A Look Back

I just had one of the best Christmases of my whole life. Not perfect, mind you. The Moores are thoroughly imperfect people with a lot of feelings we feel free to share but, thankfully, we’re crazy about each other and crazier about Jesus – which helps tremendously when we’re just plain crazy. Did you get all that? I’d anticipated it as a very special – even once in a lifetime – Christmas because it was our first advent season with a grandchild. Jackson Curtis Jones is a ten month-old blue-eyed bundle of cackling energy on the constant move. Keith, Melissa, and I are drunk with love over the little guy. Amanda and Curt alternate Christmases between his parents in Missouri and our home in Houston and this – Jackson’s first – happened to be our year.
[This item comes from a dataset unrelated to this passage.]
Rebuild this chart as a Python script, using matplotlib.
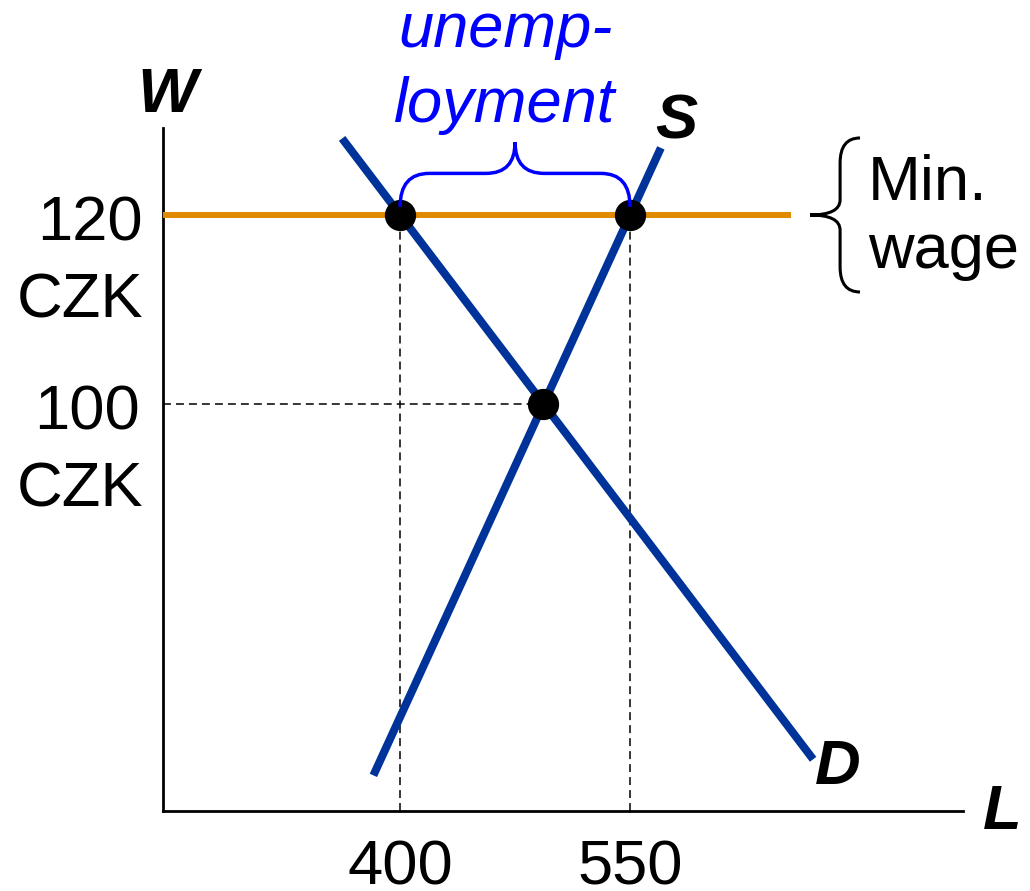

I don’t make that remark smugly since I love his other grandmother so much. He’ll be even cuter next year under her tree.

In many ways having this darling grandchild has ushered in a whole new life. I have never experienced a more wonderful season of living. In other ways, I’ve reverted back to one I remember well when some of life’s greatest priorities were teething, immunizations, crawling, and pulling up. When God forbid we miss nap time. Having a baby in the family has made me so nostalgic about the baby girls I held in my own young, inexperienced arms years ago. The nostalgia led to the second reason this was one of my favorite all time Christmases.

About a month ago I crawled to the far side of the attic on a secret mission to retrieve my girls’ baby clothes. Keith was at the hunting lease and it was my first chance to throw myself into a task I’d been planning for weeks. My heart beat with anticipation as I carefully descended the ladder with lawn bags full of memories. With every tiny sleeper and smocked dress that tumbled on the kitchen table, I relived my daughters’ infancies. I washed every garment once and some of them twice. While I starched, ironed and folded them, I was suddenly a mom in my early twenties again, very unsure of my marriage and learning to parent one spell of colic at a time. I loved my baby girls so much. They brought out a desire in me to change, to grow, to be better at life. To know God and teach them to know Him. I laughed and cried with every tender memory and pondered how faithful God had been to such a messed up couple. When Amanda and Melissa would misbehave or fight like they hated each other, my mother always told me, “They’ll be the finest ladies.” And they are.

On Christmas morning, as my grandson squealed with glee from his exer-saucer, I presented his mom and his Aunt Lissy with shadow boxes of childhood memorabilia and long plastic containers each of their baby clothes. Life had come full circle. We have no idea what is ahead. Like all families, we will have sorrows and losses amid daily doses of dirty dishes and dog hair. But when a near-perfect family moment comes, I hope we always choose to take it. To stop long enough to feel it. That’s what I did this year.